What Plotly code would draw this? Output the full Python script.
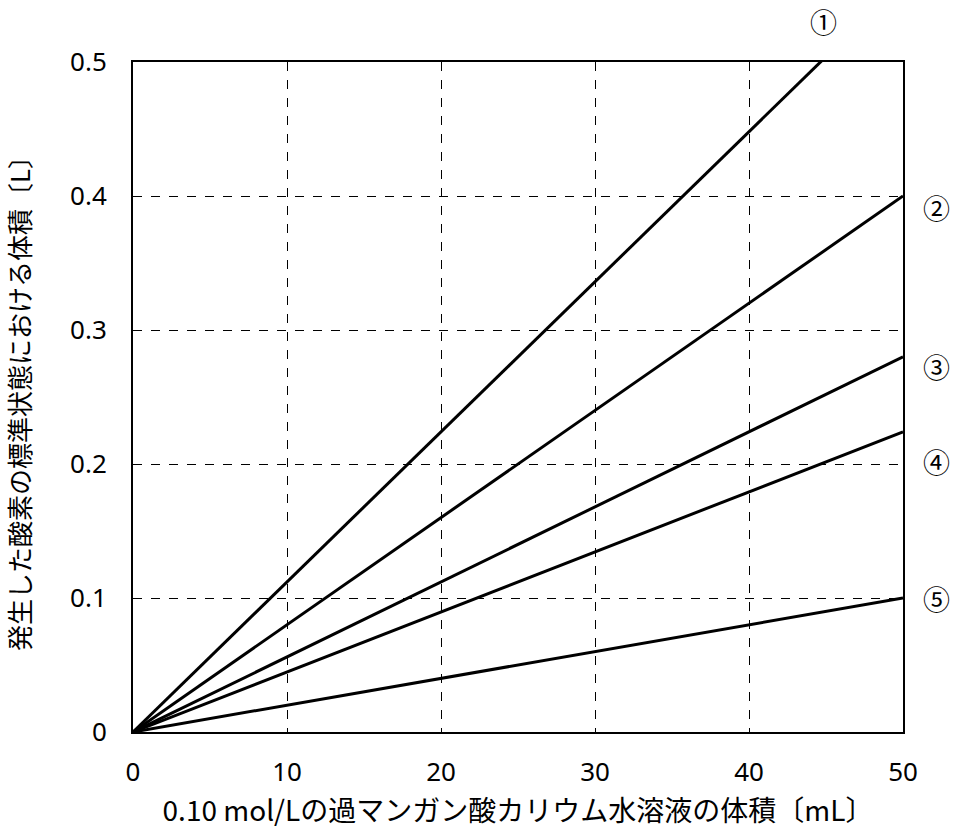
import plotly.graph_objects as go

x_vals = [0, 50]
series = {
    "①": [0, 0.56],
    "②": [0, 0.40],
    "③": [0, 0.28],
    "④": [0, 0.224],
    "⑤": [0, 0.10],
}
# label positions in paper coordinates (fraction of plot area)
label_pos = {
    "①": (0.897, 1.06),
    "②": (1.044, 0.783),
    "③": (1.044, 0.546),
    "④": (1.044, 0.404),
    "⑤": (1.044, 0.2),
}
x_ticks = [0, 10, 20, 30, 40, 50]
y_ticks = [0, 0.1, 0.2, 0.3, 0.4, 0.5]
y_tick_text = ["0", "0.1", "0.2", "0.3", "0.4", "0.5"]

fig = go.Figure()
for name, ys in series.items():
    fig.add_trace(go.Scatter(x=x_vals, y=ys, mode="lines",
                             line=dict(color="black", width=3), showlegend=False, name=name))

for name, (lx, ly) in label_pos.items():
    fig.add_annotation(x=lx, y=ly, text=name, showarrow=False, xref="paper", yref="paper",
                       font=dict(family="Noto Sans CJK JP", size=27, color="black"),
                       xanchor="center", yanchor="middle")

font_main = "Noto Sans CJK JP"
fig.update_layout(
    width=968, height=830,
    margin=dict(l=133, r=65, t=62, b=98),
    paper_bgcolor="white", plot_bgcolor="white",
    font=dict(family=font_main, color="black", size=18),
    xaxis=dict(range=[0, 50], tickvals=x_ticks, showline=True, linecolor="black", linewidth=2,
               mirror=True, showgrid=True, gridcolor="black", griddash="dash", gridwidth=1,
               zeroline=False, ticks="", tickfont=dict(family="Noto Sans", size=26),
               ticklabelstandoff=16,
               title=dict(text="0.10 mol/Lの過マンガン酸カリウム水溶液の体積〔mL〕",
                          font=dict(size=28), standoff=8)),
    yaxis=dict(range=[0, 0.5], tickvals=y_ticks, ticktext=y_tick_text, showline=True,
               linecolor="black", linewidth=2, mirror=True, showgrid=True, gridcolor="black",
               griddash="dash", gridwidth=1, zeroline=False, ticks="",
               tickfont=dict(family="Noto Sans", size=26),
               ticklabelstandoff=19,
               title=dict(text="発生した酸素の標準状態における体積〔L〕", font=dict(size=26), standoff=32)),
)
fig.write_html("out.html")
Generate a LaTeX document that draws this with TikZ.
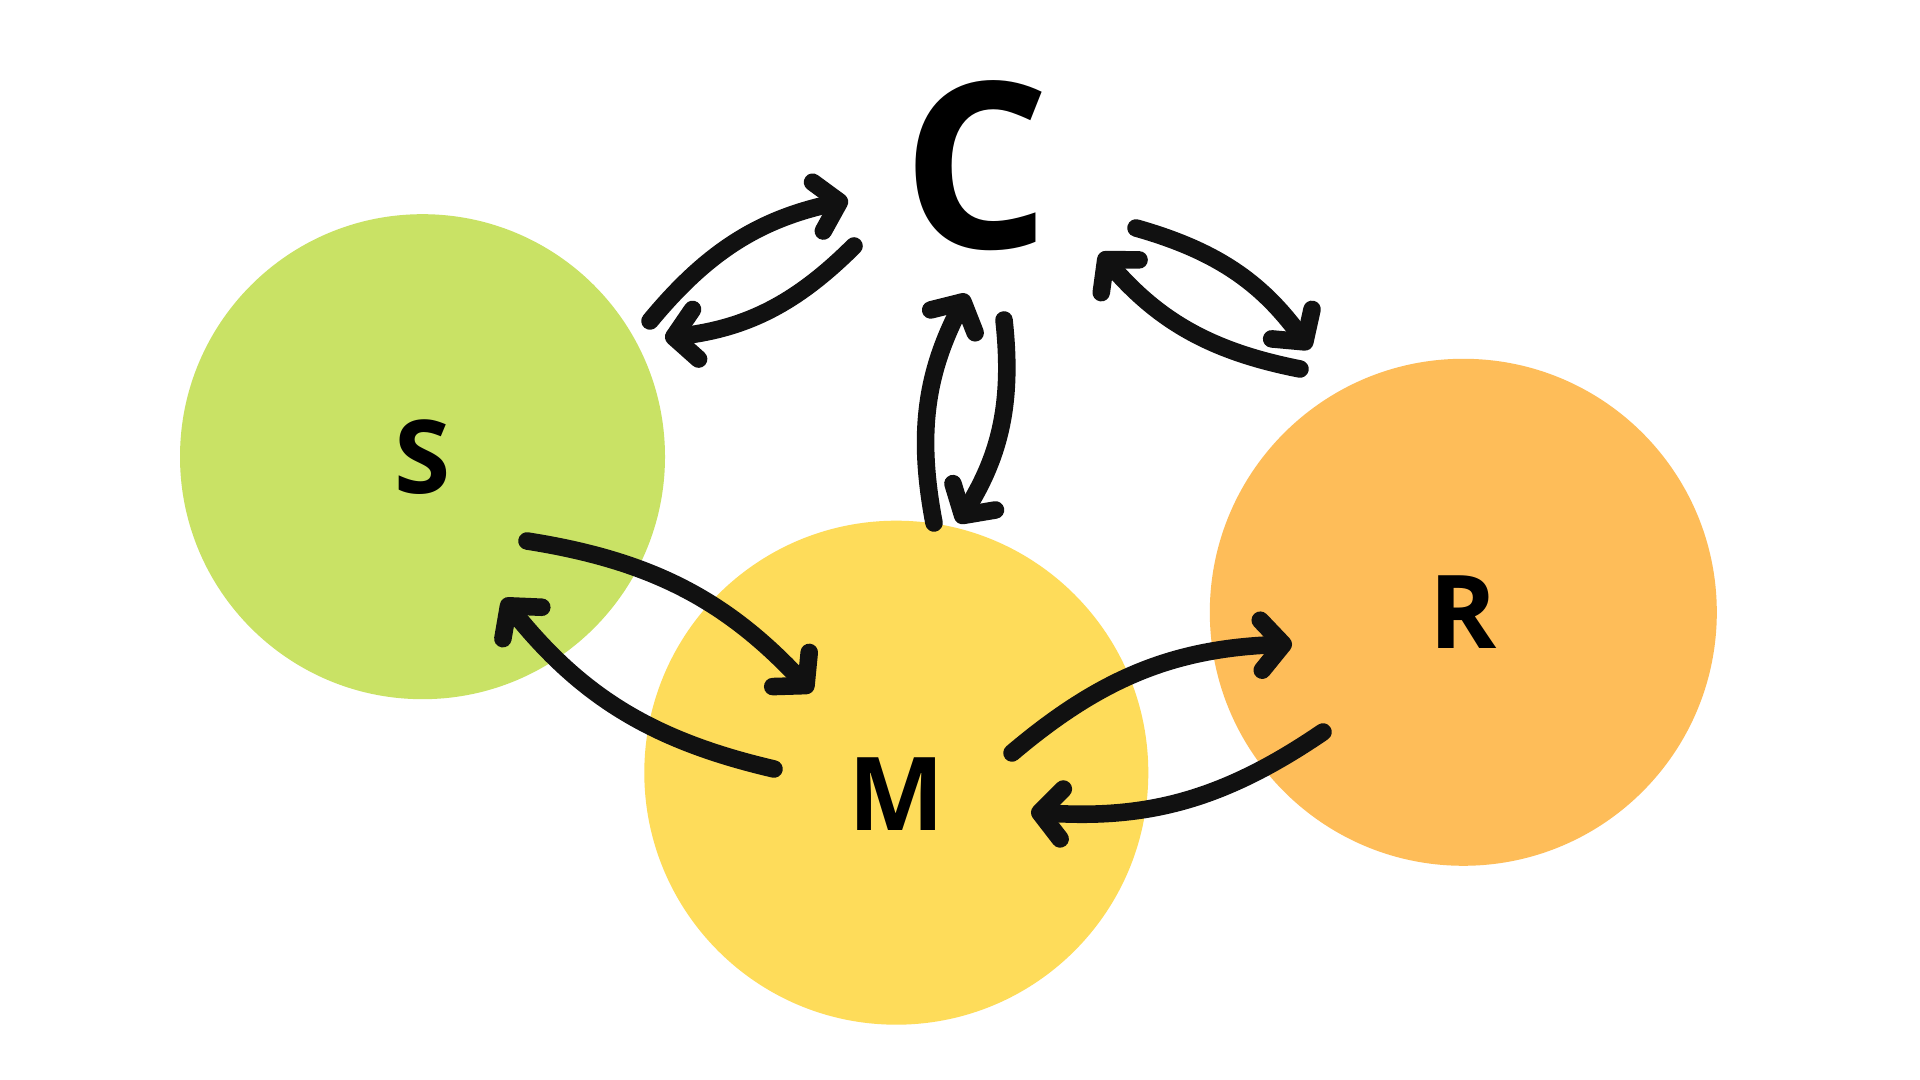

--

PROBLEM TO WORK ON | From the data above, copy out every line with the string "this" in it.

RESPONSE BELOW |
What Plotly code would draw this? Output the full Python script.
Generate a LaTeX document that draws this with TikZ.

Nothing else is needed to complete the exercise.